** START Provided material **

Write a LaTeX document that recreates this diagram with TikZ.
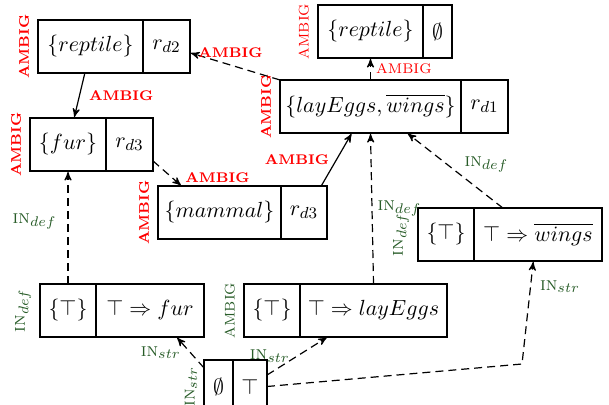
\documentclass[tikz,border=0pt]{standalone}
\usetikzlibrary{
  arrows,
  positioning
}
\definecolor{ingreen}{RGB}{40,92,40}

\begin{document}
\begin{tikzpicture}[x=0.5pt, y=-0.5pt,
      cell/.style={
         rectangle,
         draw=black,
         semithick,
         outer sep=0pt,
         inner xsep=2pt,
         minimum height=26.5pt,
         font=\fontsize{11}{13}\selectfont
      },
      ambig/.style={
         text=red,
         inner sep=1.5pt,
         font=\fontsize{7}{8}\selectfont\bfseries
      },
      ambiglight/.style={
         text=red,
         inner sep=1.5pt,
         font=\fontsize{7}{8}\selectfont
      },
      inlabel/.style={
         text=ingreen,
         inner sep=1.5pt,
         font=\fontsize{9.5}{11}\selectfont
      },
      side/.style={rotate=90, anchor=south, outer sep=3pt},
      >=stealth', semithick,
      tip/.style={->, shorten >=0.5pt},
      dashtip/.style={->, shorten >=0.5pt, dash pattern=on 4pt off 2.5pt}
    ]
    \clip[use as bounding box] (0,0) rectangle (609,405);
    % top row
    \node (n11) [cell, minimum width=52.5pt, anchor=north west] at (38,20) {$\{reptile\}$};
    \node (n12) [cell, minimum width=23.5pt, right=0pt of n11] {$r_{d2}$};
    \node (n31) [cell, minimum width=52.5pt, anchor=north west] at (318,5) {$\{reptile\}$};
    \node (n32) [cell, minimum width=14.5pt, right=0pt of n31] {$\emptyset$};
    \node (n41) [cell, minimum width=90.5pt, anchor=north west] at (280,80) {$\{layEggs, \overline{wings}\}$};
    \node (n42) [cell, minimum width=23.5pt, right=0pt of n41] {$r_{d1}$};
    % middle
    \node (n21) [cell, minimum width=38pt, anchor=north west] at (30,118) {$\{fur\}$};
    \node (n22) [cell, minimum width=23.5pt, right=0pt of n21] {$r_{d3}$};
    \node (n51) [cell, minimum width=61.5pt, anchor=north west] at (158,186) {$\{mammal\}$};
    \node (n52) [cell, minimum width=23pt, right=0pt of n51] {$r_{d3}$};
    \node (n71) [cell, minimum width=28pt, anchor=north west] at (418,208) {$\{\top\}$};
    \node (n72) [cell, minimum width=64pt, right=0pt of n71] {$\top \Rightarrow \overline{wings}$};
    % bottom row
    \node (n61) [cell, minimum width=28pt, anchor=north west] at (40,284) {$\{\top\}$};
    \node (n62) [cell, minimum width=54pt, right=0pt of n61] {$\top \Rightarrow fur$};
    \node (n81) [cell, minimum width=28pt, anchor=north west] at (244,284) {$\{\top\}$};
    \node (n82) [cell, minimum width=73.5pt, right=0pt of n81] {$\top \Rightarrow layEggs$};
    \node (n91) [cell, minimum width=14.5pt, anchor=north west] at (204,360) {$\emptyset$};
    \node (n92) [cell, minimum width=17pt, right=0pt of n91] {$\top$};
    \coordinate (k1) at (522,364);

    % side labels
    \node [ambig, side] at (n11.west) {AMBIG};
    \node [ambiglight, side] at (n31.west) {AMBIG};
    \node [ambig, side] at (n41.west) {AMBIG};
    \node [ambig, side] at (n21.west) {AMBIG};
    \node [ambig, side] at (n51.west) {AMBIG};
    \node [inlabel, side] at (n71.west) {\textsc{in}$_{def}$};
    \node [inlabel, side] at (n61.west) {\textsc{in}$_{def}$};
    \node [inlabel, side, font=\fontsize{7}{8}\selectfont] at (n81.west) {AMBIG};
    \node [inlabel, side, outer sep=2pt] at (n91.west) {\textsc{in}$_{str}$};

    % connectors
    \draw [tip] (n11.258) -- node[ambig, midway, right=3pt] {AMBIG} (n21.77);
    \draw [dashtip] (n41.north west) -- node[ambig, pos=0.55, above=2pt] {AMBIG} (n12.-15);
    \draw [dashtip] (n41.north) -- node[ambiglight, midway, right=1pt] {AMBIG} (n31.south);
    \draw [dashtip] (n22.-35) -- node[ambig, at end, anchor=south west] {AMBIG} (n51.145);
    \draw [tip] (n52.57) -- node[ambig, midway, left=2pt] {AMBIG} (n41.235);
    \draw [dashtip] (n82.north) -- node[inlabel, midway, right=1pt] {\textsc{in}$_{def}$} (n41.south);
    \draw [dashtip] (n72.143) -- node[inlabel, midway, right=3pt, yshift=3pt] {\textsc{in}$_{def}$} (n41.-36);
    \draw [dashtip] (n61.north) -- node[inlabel, midway, left=4pt, yshift=3pt] {\textsc{in}$_{def}$} (n21.south);
    \draw [dashtip] (n91.128) -- node[inlabel, midway, left=3pt] {\textsc{in}$_{str}$} (n62.-45);
    \draw [dashtip] (n92.34) -- node[inlabel, midway, left=2pt] {\textsc{in}$_{str}$} (n82.210);
    \draw [dashtip] (n92.east) -- (k1) -- node[inlabel, pos=0.75, right=3pt] {\textsc{in}$_{str}$} (n72.260);
\end{tikzpicture}
\end{document}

** END Provided material **

Print the complete listing exactly, apart from any pictures.

Write a LaTeX document that recreates this diagram with TikZ.
\documentclass[tikz,border=0pt]{standalone}
\usetikzlibrary{
  arrows,
  positioning
}
\definecolor{ingreen}{RGB}{40,92,40}

\begin{document}
\begin{tikzpicture}[x=0.5pt, y=-0.5pt,
      cell/.style={
         rectangle,
         draw=black,
         semithick,
         outer sep=0pt,
         inner xsep=2pt,
         minimum height=26.5pt,
         font=\fontsize{11}{13}\selectfont
      },
      ambig/.style={
         text=red,
         inner sep=1.5pt,
         font=\fontsize{7}{8}\selectfont\bfseries
      },
      ambiglight/.style={
         text=red,
         inner sep=1.5pt,
         font=\fontsize{7}{8}\selectfont
      },
      inlabel/.style={
         text=ingreen,
         inner sep=1.5pt,
         font=\fontsize{9.5}{11}\selectfont
      },
      side/.style={rotate=90, anchor=south, outer sep=3pt},
      >=stealth', semithick,
      tip/.style={->, shorten >=0.5pt},
      dashtip/.style={->, shorten >=0.5pt, dash pattern=on 4pt off 2.5pt}
    ]
    \clip[use as bounding box] (0,0) rectangle (609,405);
    % top row
    \node (n11) [cell, minimum width=52.5pt, anchor=north west] at (38,20) {$\{reptile\}$};
    \node (n12) [cell, minimum width=23.5pt, right=0pt of n11] {$r_{d2}$};
    \node (n31) [cell, minimum width=52.5pt, anchor=north west] at (318,5) {$\{reptile\}$};
    \node (n32) [cell, minimum width=14.5pt, right=0pt of n31] {$\emptyset$};
    \node (n41) [cell, minimum width=90.5pt, anchor=north west] at (280,80) {$\{layEggs, \overline{wings}\}$};
    \node (n42) [cell, minimum width=23.5pt, right=0pt of n41] {$r_{d1}$};
    % middle
    \node (n21) [cell, minimum width=38pt, anchor=north west] at (30,118) {$\{fur\}$};
    \node (n22) [cell, minimum width=23.5pt, right=0pt of n21] {$r_{d3}$};
    \node (n51) [cell, minimum width=61.5pt, anchor=north west] at (158,186) {$\{mammal\}$};
    \node (n52) [cell, minimum width=23pt, right=0pt of n51] {$r_{d3}$};
    \node (n71) [cell, minimum width=28pt, anchor=north west] at (418,208) {$\{\top\}$};
    \node (n72) [cell, minimum width=64pt, right=0pt of n71] {$\top \Rightarrow \overline{wings}$};
    % bottom row
    \node (n61) [cell, minimum width=28pt, anchor=north west] at (40,284) {$\{\top\}$};
    \node (n62) [cell, minimum width=54pt, right=0pt of n61] {$\top \Rightarrow fur$};
    \node (n81) [cell, minimum width=28pt, anchor=north west] at (244,284) {$\{\top\}$};
    \node (n82) [cell, minimum width=73.5pt, right=0pt of n81] {$\top \Rightarrow layEggs$};
    \node (n91) [cell, minimum width=14.5pt, anchor=north west] at (204,360) {$\emptyset$};
    \node (n92) [cell, minimum width=17pt, right=0pt of n91] {$\top$};
    \coordinate (k1) at (522,364);

    % side labels
    \node [ambig, side] at (n11.west) {AMBIG};
    \node [ambiglight, side] at (n31.west) {AMBIG};
    \node [ambig, side] at (n41.west) {AMBIG};
    \node [ambig, side] at (n21.west) {AMBIG};
    \node [ambig, side] at (n51.west) {AMBIG};
    \node [inlabel, side] at (n71.west) {\textsc{in}$_{def}$};
    \node [inlabel, side] at (n61.west) {\textsc{in}$_{def}$};
    \node [inlabel, side, font=\fontsize{7}{8}\selectfont] at (n81.west) {AMBIG};
    \node [inlabel, side, outer sep=2pt] at (n91.west) {\textsc{in}$_{str}$};

    % connectors
    \draw [tip] (n11.258) -- node[ambig, midway, right=3pt] {AMBIG} (n21.77);
    \draw [dashtip] (n41.north west) -- node[ambig, pos=0.55, above=2pt] {AMBIG} (n12.-15);
    \draw [dashtip] (n41.north) -- node[ambiglight, midway, right=1pt] {AMBIG} (n31.south);
    \draw [dashtip] (n22.-35) -- node[ambig, at end, anchor=south west] {AMBIG} (n51.145);
    \draw [tip] (n52.57) -- node[ambig, midway, left=2pt] {AMBIG} (n41.235);
    \draw [dashtip] (n82.north) -- node[inlabel, midway, right=1pt] {\textsc{in}$_{def}$} (n41.south);
    \draw [dashtip] (n72.143) -- node[inlabel, midway, right=3pt, yshift=3pt] {\textsc{in}$_{def}$} (n41.-36);
    \draw [dashtip] (n61.north) -- node[inlabel, midway, left=4pt, yshift=3pt] {\textsc{in}$_{def}$} (n21.south);
    \draw [dashtip] (n91.128) -- node[inlabel, midway, left=3pt] {\textsc{in}$_{str}$} (n62.-45);
    \draw [dashtip] (n92.34) -- node[inlabel, midway, left=2pt] {\textsc{in}$_{str}$} (n82.210);
    \draw [dashtip] (n92.east) -- (k1) -- node[inlabel, pos=0.75, right=3pt] {\textsc{in}$_{str}$} (n72.260);
\end{tikzpicture}
\end{document}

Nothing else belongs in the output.